Proof that Charles Bronson is Alive and Well and Living in Paris:
Liam Neeson, Taken. Yes, Natasha, a pissed, depressed, nothing-to-lose Liam Neeson is a Liam Neeson worth dying for. So glad you could be of service.
Best Performances of the Year:
Christian McKay, Me and Orson Welles
Christoph Waltz, Inglourious Basterds
Patton Oswalt, Big Fan
Sam Rockwell, Moon
Mike Tyson, Tyson
Worst Performances of the Year:
Meryl Streep, Julie & Julia
Nicolas Cage, Knowing
Quinton Aaron, The Blind Side
Morgan Freeman, Invictus
The Empire of Japan, The Cove
“I’ve seen Taxi Driver. I know Taxi Driver. Taxi Driver is a favorite film of mine. You’re no Taxi Driver.”
Observe & Report
The Wes Anderson Award for Proving that Animation is No Barrier to Smug, Self-Satisfied Arrogance:
Wes Anderson, Fantastic Mr. Fox
Movie Most Likely to Live on as a Cult Classic:
Orphan, if only because it makes daughters hitting on their fathers damn near acceptable again.
As Bad as it Gets Here, You Could Be There:
Afghan Star, where a woman removes her head scarf on television, leading to death threats from everyone with a penis. Just in case you forgot why your son died over there.
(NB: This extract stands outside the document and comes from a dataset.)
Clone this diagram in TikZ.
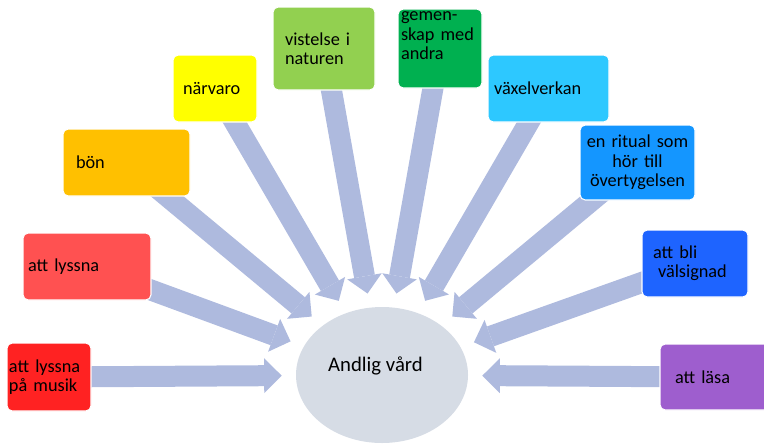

The Best Film You Saw All Year that Just Happens to be Older than Your Mother:
Make Way for Tomorrow, which, unlike today’s Hollywood, shows that our seniors end their days in loneliness, despair, pain, and horrifying sadness. As God intended.
Scenes to Remember:
The Virgin Auction, Taken
“Shoot him again, his soul is still dancing,” Bad Lieutenant, Port of Call: New Orleans
Vagina as Thanksgiving turkey, Antichrist
Telemarketing Rock God, Anvil! The Story of Anvil
When Dolphins Cry, The Cove
Love Life Sickness Death, Up
Closing Credits, The Hangover
Everything You Wanted to Know About Weaves, Conks, and Wigs But Were Afraid to Ask:
Good Hair, which just might stand as the most educational movie of the year. At last, I’ve heard the inside scoop about why black women really hate white chicks. And it isn’t just because they take all the men not dead or in jail.
All Foreplay, No Orgasm:
Harvard Beats Yale 29-29, which promised to be the definitive account of one of the most famous headlines of all time, as well as an exploration of a titanic athletic showdown in the midst of social upheaval. What’s that you say? Just a replay of the game with talking heads repeating what we see for ourselves? No commentary, subtext, or insight? Impossible to care about if you weren’t on the field, an alum, or looking to be bored shitless?
Religion, Unhinged:
Christians prefer their blacks compliant, stupid, and possibly retarded in The Blind Side. They also like to walk around the globe with giant crosses, sobbing uncontrollably whenever the mood strikes in The Cross. Catholicism is murderous hypocrisy with a dollop of sexual dysfunction in both Angels & Demons and Nine. Jews worship a silent, sadistic G-d in A Serious Man, that is, when they aren’t eccentric hoarders who shake up the art world in Herb & Dorothy. Jesus and Mohammed aren’t the only con-artists separating the gullible from their dollars in the New Age shit storm School of Thought. And, at last, women are the deceitful, manipulative, devilish beasts of the Bible, and it’s up to us men to set it all straight in Antichrist.
Unexpected Pleasures:
Sure, it’s still likely unfilmable, but The Road didn’t suck. Star Trek not only respected the original series, it killed of the stink from the inferior follow-up shows. And when the hell did Paul Rudd become so huggable? I Love You, Man was made watchable because of his Rush-obsessed everyman. I gave Tarantino up for dead after the execrable Death Proof, but at last, he’s saved the best for last. Inglourious Basterds not only upped the ante, it at last revealed the ultimate truth: movies don’t reflect life, they are life. We’re inconceivable without them.